Can you output the material exactly as written, minus any pictures it holds?
──────── Supplied material ────────
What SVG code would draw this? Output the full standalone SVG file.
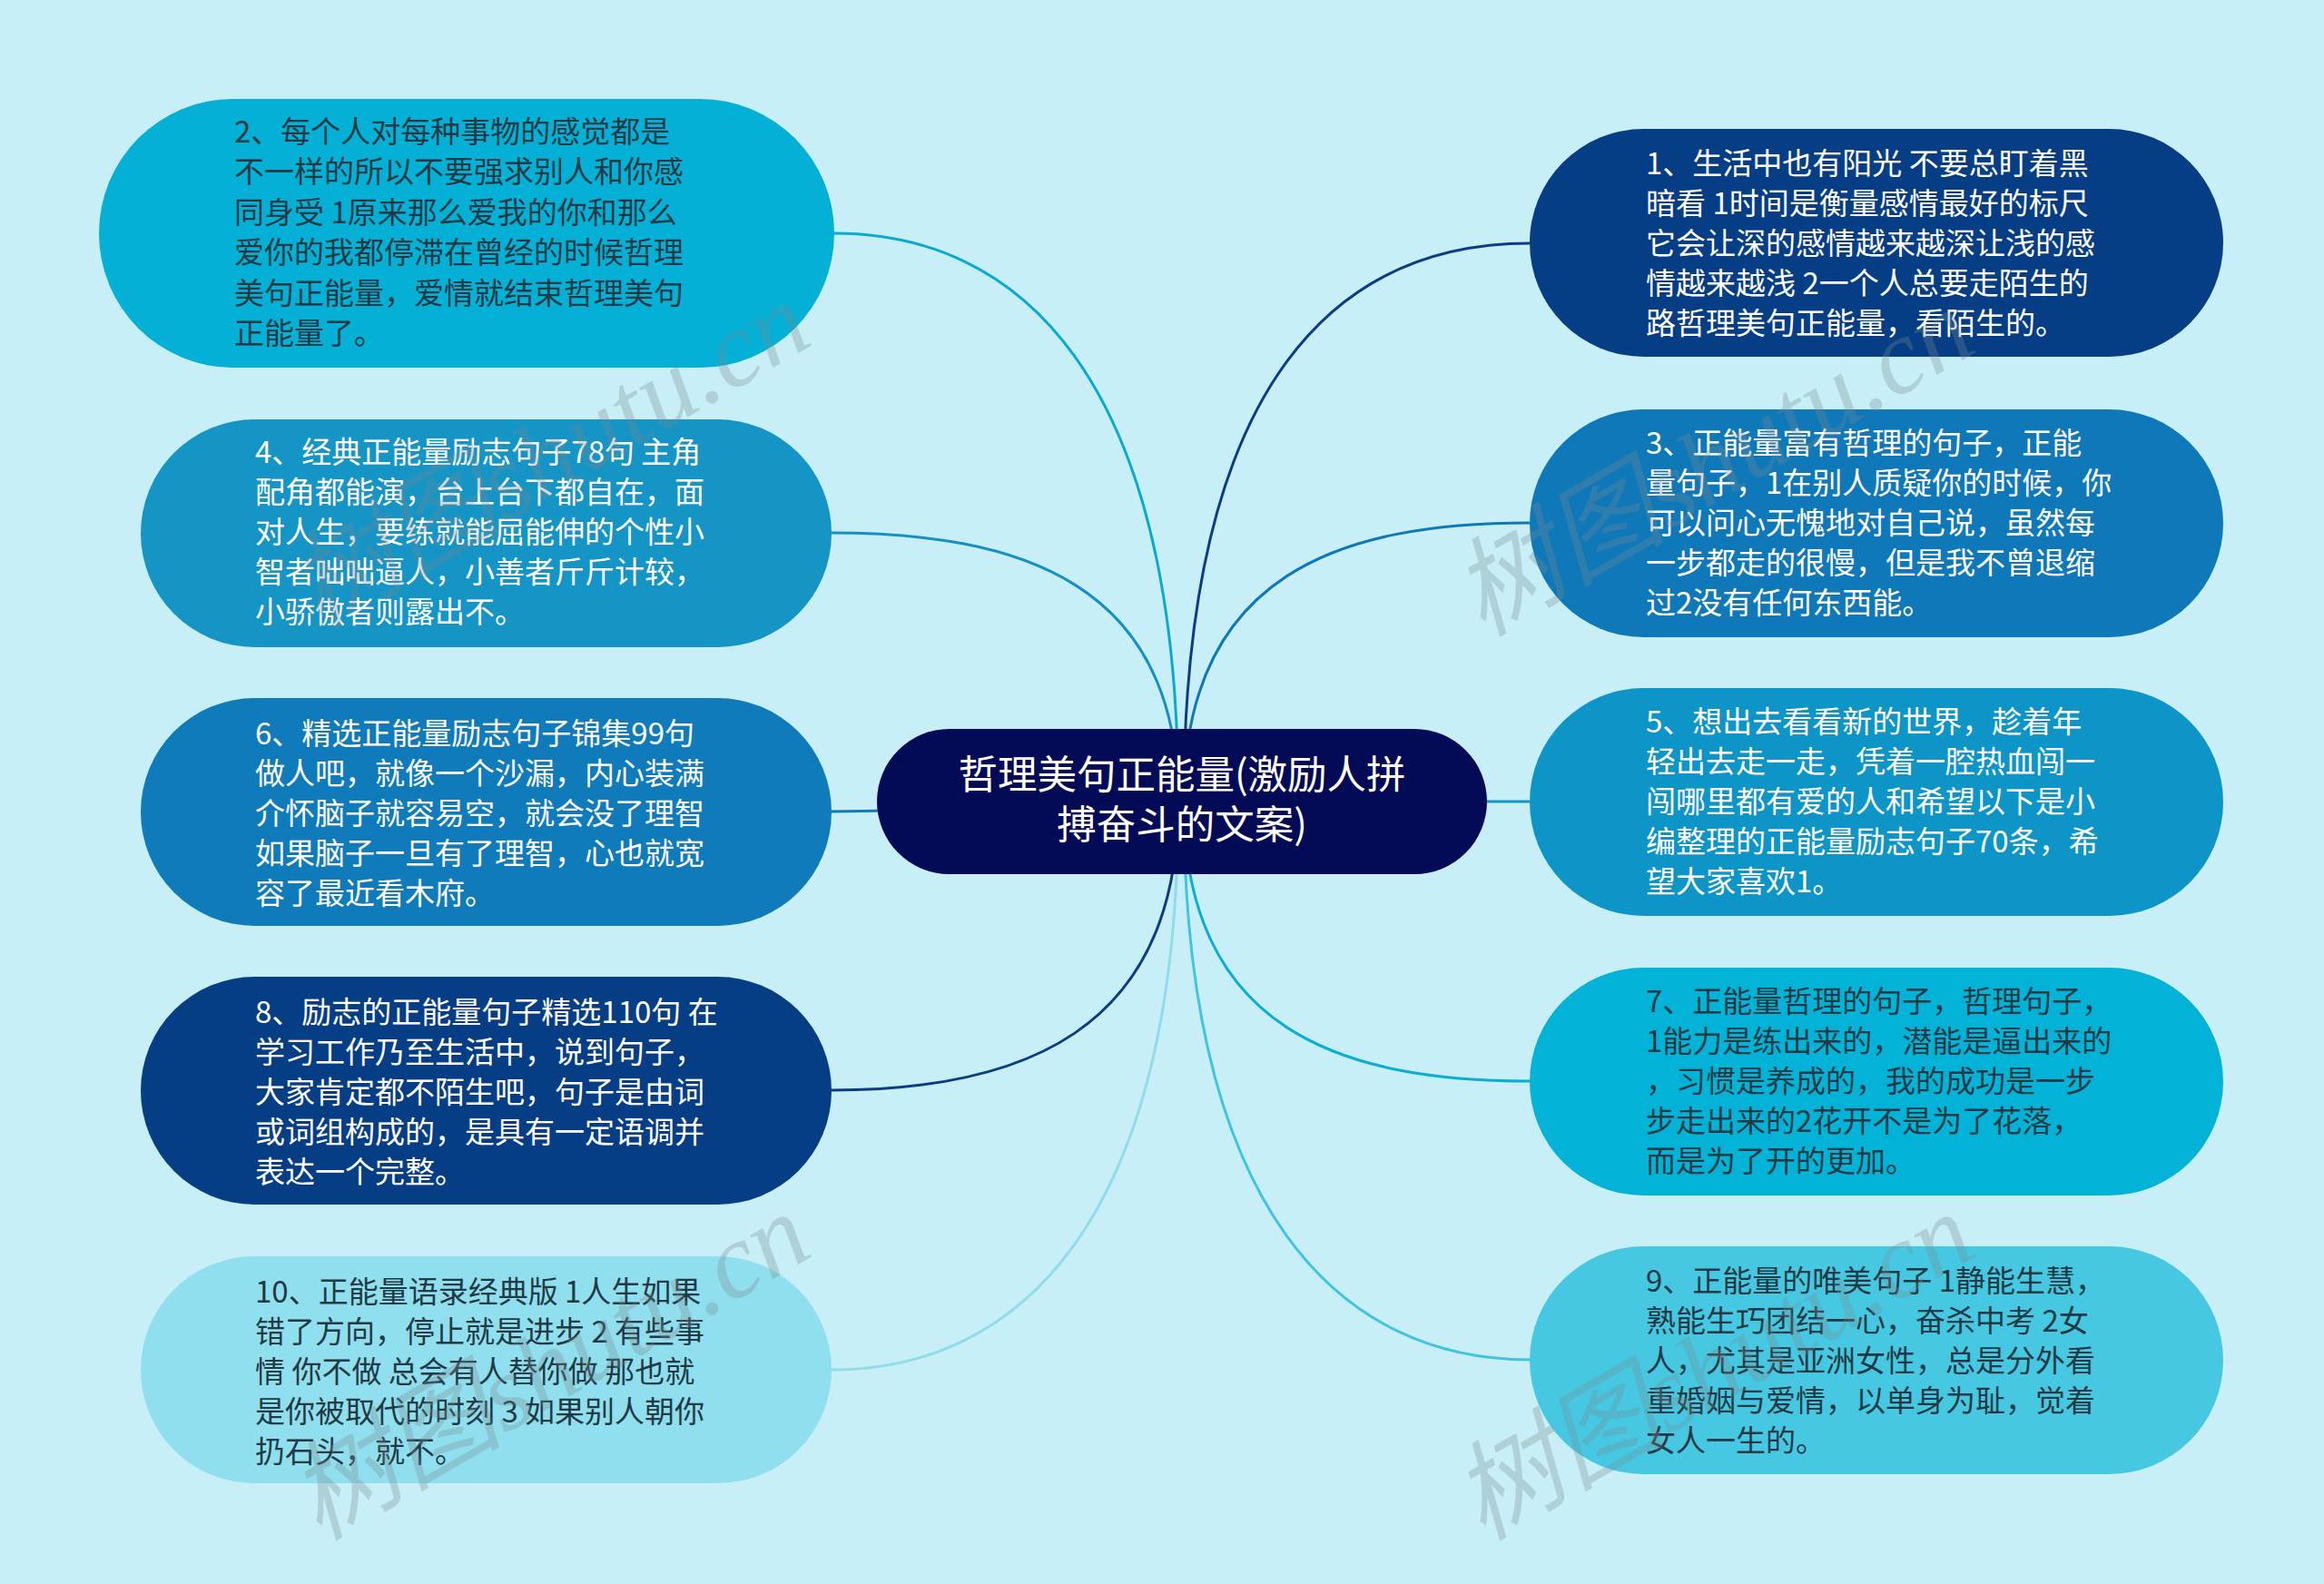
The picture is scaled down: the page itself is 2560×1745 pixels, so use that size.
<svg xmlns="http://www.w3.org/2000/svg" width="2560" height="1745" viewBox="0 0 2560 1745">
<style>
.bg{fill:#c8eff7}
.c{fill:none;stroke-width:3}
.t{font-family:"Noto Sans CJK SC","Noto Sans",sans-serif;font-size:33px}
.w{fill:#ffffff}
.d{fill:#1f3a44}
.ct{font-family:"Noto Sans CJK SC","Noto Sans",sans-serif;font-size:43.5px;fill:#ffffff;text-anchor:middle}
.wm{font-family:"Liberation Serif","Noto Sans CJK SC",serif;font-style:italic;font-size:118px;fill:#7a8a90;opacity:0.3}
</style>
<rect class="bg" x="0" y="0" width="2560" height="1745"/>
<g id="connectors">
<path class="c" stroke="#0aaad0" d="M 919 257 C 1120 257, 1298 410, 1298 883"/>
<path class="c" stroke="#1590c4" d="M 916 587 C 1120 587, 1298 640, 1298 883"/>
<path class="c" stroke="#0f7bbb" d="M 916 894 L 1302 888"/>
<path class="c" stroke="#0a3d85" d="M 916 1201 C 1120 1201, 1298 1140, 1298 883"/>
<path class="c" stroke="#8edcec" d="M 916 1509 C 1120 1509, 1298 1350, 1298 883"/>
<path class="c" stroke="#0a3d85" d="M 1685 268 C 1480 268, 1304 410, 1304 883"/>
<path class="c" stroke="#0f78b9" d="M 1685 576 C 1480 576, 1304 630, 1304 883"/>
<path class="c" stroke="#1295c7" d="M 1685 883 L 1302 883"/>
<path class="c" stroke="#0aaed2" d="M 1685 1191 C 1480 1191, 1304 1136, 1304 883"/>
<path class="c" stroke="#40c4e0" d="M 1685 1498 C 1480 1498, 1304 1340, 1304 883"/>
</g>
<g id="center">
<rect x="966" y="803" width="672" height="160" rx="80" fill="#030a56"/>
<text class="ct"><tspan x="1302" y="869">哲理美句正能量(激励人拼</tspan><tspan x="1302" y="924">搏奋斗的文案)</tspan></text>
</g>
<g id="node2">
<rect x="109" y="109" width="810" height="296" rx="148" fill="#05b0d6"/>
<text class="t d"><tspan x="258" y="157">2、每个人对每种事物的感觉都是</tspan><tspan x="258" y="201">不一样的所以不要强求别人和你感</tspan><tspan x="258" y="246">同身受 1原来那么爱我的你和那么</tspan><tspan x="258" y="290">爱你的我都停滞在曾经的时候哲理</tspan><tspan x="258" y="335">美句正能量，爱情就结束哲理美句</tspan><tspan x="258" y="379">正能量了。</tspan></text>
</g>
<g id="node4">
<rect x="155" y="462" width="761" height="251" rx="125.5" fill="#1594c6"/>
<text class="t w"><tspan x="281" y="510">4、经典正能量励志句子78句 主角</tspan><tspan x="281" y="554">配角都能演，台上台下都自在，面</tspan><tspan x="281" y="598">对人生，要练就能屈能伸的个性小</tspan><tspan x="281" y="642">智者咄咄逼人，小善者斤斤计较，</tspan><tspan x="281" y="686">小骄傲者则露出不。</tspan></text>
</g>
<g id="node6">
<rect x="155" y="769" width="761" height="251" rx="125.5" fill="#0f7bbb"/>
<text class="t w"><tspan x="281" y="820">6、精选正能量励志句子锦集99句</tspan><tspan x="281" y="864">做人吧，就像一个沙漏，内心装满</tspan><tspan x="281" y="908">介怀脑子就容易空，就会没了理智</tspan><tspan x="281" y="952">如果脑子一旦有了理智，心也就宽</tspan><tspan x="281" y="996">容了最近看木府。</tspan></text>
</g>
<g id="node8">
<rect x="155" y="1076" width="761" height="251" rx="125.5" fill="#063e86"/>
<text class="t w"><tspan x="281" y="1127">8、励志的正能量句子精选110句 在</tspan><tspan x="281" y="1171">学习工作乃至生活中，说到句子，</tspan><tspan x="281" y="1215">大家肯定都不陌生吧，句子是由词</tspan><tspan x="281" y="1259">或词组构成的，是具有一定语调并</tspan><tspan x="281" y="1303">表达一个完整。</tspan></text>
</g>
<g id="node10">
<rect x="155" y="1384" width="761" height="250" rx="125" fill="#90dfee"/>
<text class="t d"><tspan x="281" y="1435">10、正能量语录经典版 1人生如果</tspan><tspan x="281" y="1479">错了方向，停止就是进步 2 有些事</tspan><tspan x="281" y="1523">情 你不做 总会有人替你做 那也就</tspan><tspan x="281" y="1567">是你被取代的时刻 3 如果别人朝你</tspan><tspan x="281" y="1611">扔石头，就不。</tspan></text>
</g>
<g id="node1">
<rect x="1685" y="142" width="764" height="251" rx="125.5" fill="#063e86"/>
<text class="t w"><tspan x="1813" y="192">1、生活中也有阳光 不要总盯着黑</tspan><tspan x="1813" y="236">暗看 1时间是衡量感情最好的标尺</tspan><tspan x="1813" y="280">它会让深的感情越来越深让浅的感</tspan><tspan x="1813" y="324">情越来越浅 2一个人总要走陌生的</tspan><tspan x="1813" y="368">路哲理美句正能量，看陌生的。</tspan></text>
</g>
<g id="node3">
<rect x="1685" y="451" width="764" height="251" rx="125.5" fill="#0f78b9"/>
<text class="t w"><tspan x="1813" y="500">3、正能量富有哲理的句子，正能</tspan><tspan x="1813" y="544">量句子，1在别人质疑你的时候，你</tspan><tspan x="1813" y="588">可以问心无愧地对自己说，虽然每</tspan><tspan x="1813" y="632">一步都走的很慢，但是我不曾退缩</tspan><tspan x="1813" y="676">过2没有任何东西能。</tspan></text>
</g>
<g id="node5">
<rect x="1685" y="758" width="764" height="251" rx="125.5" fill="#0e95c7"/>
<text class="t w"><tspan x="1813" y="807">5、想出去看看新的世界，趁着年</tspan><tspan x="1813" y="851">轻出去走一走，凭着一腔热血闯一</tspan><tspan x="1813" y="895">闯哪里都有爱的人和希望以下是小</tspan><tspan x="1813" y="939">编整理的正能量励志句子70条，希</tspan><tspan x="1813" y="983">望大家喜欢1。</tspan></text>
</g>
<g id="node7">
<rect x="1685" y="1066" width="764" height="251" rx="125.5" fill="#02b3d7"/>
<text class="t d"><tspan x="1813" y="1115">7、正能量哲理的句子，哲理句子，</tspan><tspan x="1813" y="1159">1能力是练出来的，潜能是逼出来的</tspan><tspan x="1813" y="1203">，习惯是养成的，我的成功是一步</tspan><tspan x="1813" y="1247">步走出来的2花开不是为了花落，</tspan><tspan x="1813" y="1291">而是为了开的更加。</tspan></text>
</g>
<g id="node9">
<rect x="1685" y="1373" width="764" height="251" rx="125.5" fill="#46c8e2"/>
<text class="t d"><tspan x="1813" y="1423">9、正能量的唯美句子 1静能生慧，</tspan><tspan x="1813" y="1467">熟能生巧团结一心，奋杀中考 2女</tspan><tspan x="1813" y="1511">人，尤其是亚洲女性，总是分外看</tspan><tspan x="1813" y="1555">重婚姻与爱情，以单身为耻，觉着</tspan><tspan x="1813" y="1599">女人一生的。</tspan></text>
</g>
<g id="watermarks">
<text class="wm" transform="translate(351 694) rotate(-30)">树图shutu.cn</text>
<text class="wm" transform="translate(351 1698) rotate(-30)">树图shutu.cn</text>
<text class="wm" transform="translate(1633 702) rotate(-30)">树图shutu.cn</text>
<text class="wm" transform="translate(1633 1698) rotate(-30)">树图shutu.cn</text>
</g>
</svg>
────────
Solved problem:
What SVG code would draw this? Output the full standalone SVG file.
The picture is scaled down: the page itself is 2560×1745 pixels, so use that size.
<svg xmlns="http://www.w3.org/2000/svg" width="2560" height="1745" viewBox="0 0 2560 1745">
<style>
.bg{fill:#c8eff7}
.c{fill:none;stroke-width:3}
.t{font-family:"Noto Sans CJK SC","Noto Sans",sans-serif;font-size:33px}
.w{fill:#ffffff}
.d{fill:#1f3a44}
.ct{font-family:"Noto Sans CJK SC","Noto Sans",sans-serif;font-size:43.5px;fill:#ffffff;text-anchor:middle}
.wm{font-family:"Liberation Serif","Noto Sans CJK SC",serif;font-style:italic;font-size:118px;fill:#7a8a90;opacity:0.3}
</style>
<rect class="bg" x="0" y="0" width="2560" height="1745"/>
<g id="connectors">
<path class="c" stroke="#0aaad0" d="M 919 257 C 1120 257, 1298 410, 1298 883"/>
<path class="c" stroke="#1590c4" d="M 916 587 C 1120 587, 1298 640, 1298 883"/>
<path class="c" stroke="#0f7bbb" d="M 916 894 L 1302 888"/>
<path class="c" stroke="#0a3d85" d="M 916 1201 C 1120 1201, 1298 1140, 1298 883"/>
<path class="c" stroke="#8edcec" d="M 916 1509 C 1120 1509, 1298 1350, 1298 883"/>
<path class="c" stroke="#0a3d85" d="M 1685 268 C 1480 268, 1304 410, 1304 883"/>
<path class="c" stroke="#0f78b9" d="M 1685 576 C 1480 576, 1304 630, 1304 883"/>
<path class="c" stroke="#1295c7" d="M 1685 883 L 1302 883"/>
<path class="c" stroke="#0aaed2" d="M 1685 1191 C 1480 1191, 1304 1136, 1304 883"/>
<path class="c" stroke="#40c4e0" d="M 1685 1498 C 1480 1498, 1304 1340, 1304 883"/>
</g>
<g id="center">
<rect x="966" y="803" width="672" height="160" rx="80" fill="#030a56"/>
<text class="ct"><tspan x="1302" y="869">哲理美句正能量(激励人拼</tspan><tspan x="1302" y="924">搏奋斗的文案)</tspan></text>
</g>
<g id="node2">
<rect x="109" y="109" width="810" height="296" rx="148" fill="#05b0d6"/>
<text class="t d"><tspan x="258" y="157">2、每个人对每种事物的感觉都是</tspan><tspan x="258" y="201">不一样的所以不要强求别人和你感</tspan><tspan x="258" y="246">同身受 1原来那么爱我的你和那么</tspan><tspan x="258" y="290">爱你的我都停滞在曾经的时候哲理</tspan><tspan x="258" y="335">美句正能量，爱情就结束哲理美句</tspan><tspan x="258" y="379">正能量了。</tspan></text>
</g>
<g id="node4">
<rect x="155" y="462" width="761" height="251" rx="125.5" fill="#1594c6"/>
<text class="t w"><tspan x="281" y="510">4、经典正能量励志句子78句 主角</tspan><tspan x="281" y="554">配角都能演，台上台下都自在，面</tspan><tspan x="281" y="598">对人生，要练就能屈能伸的个性小</tspan><tspan x="281" y="642">智者咄咄逼人，小善者斤斤计较，</tspan><tspan x="281" y="686">小骄傲者则露出不。</tspan></text>
</g>
<g id="node6">
<rect x="155" y="769" width="761" height="251" rx="125.5" fill="#0f7bbb"/>
<text class="t w"><tspan x="281" y="820">6、精选正能量励志句子锦集99句</tspan><tspan x="281" y="864">做人吧，就像一个沙漏，内心装满</tspan><tspan x="281" y="908">介怀脑子就容易空，就会没了理智</tspan><tspan x="281" y="952">如果脑子一旦有了理智，心也就宽</tspan><tspan x="281" y="996">容了最近看木府。</tspan></text>
</g>
<g id="node8">
<rect x="155" y="1076" width="761" height="251" rx="125.5" fill="#063e86"/>
<text class="t w"><tspan x="281" y="1127">8、励志的正能量句子精选110句 在</tspan><tspan x="281" y="1171">学习工作乃至生活中，说到句子，</tspan><tspan x="281" y="1215">大家肯定都不陌生吧，句子是由词</tspan><tspan x="281" y="1259">或词组构成的，是具有一定语调并</tspan><tspan x="281" y="1303">表达一个完整。</tspan></text>
</g>
<g id="node10">
<rect x="155" y="1384" width="761" height="250" rx="125" fill="#90dfee"/>
<text class="t d"><tspan x="281" y="1435">10、正能量语录经典版 1人生如果</tspan><tspan x="281" y="1479">错了方向，停止就是进步 2 有些事</tspan><tspan x="281" y="1523">情 你不做 总会有人替你做 那也就</tspan><tspan x="281" y="1567">是你被取代的时刻 3 如果别人朝你</tspan><tspan x="281" y="1611">扔石头，就不。</tspan></text>
</g>
<g id="node1">
<rect x="1685" y="142" width="764" height="251" rx="125.5" fill="#063e86"/>
<text class="t w"><tspan x="1813" y="192">1、生活中也有阳光 不要总盯着黑</tspan><tspan x="1813" y="236">暗看 1时间是衡量感情最好的标尺</tspan><tspan x="1813" y="280">它会让深的感情越来越深让浅的感</tspan><tspan x="1813" y="324">情越来越浅 2一个人总要走陌生的</tspan><tspan x="1813" y="368">路哲理美句正能量，看陌生的。</tspan></text>
</g>
<g id="node3">
<rect x="1685" y="451" width="764" height="251" rx="125.5" fill="#0f78b9"/>
<text class="t w"><tspan x="1813" y="500">3、正能量富有哲理的句子，正能</tspan><tspan x="1813" y="544">量句子，1在别人质疑你的时候，你</tspan><tspan x="1813" y="588">可以问心无愧地对自己说，虽然每</tspan><tspan x="1813" y="632">一步都走的很慢，但是我不曾退缩</tspan><tspan x="1813" y="676">过2没有任何东西能。</tspan></text>
</g>
<g id="node5">
<rect x="1685" y="758" width="764" height="251" rx="125.5" fill="#0e95c7"/>
<text class="t w"><tspan x="1813" y="807">5、想出去看看新的世界，趁着年</tspan><tspan x="1813" y="851">轻出去走一走，凭着一腔热血闯一</tspan><tspan x="1813" y="895">闯哪里都有爱的人和希望以下是小</tspan><tspan x="1813" y="939">编整理的正能量励志句子70条，希</tspan><tspan x="1813" y="983">望大家喜欢1。</tspan></text>
</g>
<g id="node7">
<rect x="1685" y="1066" width="764" height="251" rx="125.5" fill="#02b3d7"/>
<text class="t d"><tspan x="1813" y="1115">7、正能量哲理的句子，哲理句子，</tspan><tspan x="1813" y="1159">1能力是练出来的，潜能是逼出来的</tspan><tspan x="1813" y="1203">，习惯是养成的，我的成功是一步</tspan><tspan x="1813" y="1247">步走出来的2花开不是为了花落，</tspan><tspan x="1813" y="1291">而是为了开的更加。</tspan></text>
</g>
<g id="node9">
<rect x="1685" y="1373" width="764" height="251" rx="125.5" fill="#46c8e2"/>
<text class="t d"><tspan x="1813" y="1423">9、正能量的唯美句子 1静能生慧，</tspan><tspan x="1813" y="1467">熟能生巧团结一心，奋杀中考 2女</tspan><tspan x="1813" y="1511">人，尤其是亚洲女性，总是分外看</tspan><tspan x="1813" y="1555">重婚姻与爱情，以单身为耻，觉着</tspan><tspan x="1813" y="1599">女人一生的。</tspan></text>
</g>
<g id="watermarks">
<text class="wm" transform="translate(351 694) rotate(-30)">树图shutu.cn</text>
<text class="wm" transform="translate(351 1698) rotate(-30)">树图shutu.cn</text>
<text class="wm" transform="translate(1633 702) rotate(-30)">树图shutu.cn</text>
<text class="wm" transform="translate(1633 1698) rotate(-30)">树图shutu.cn</text>
</g>
</svg>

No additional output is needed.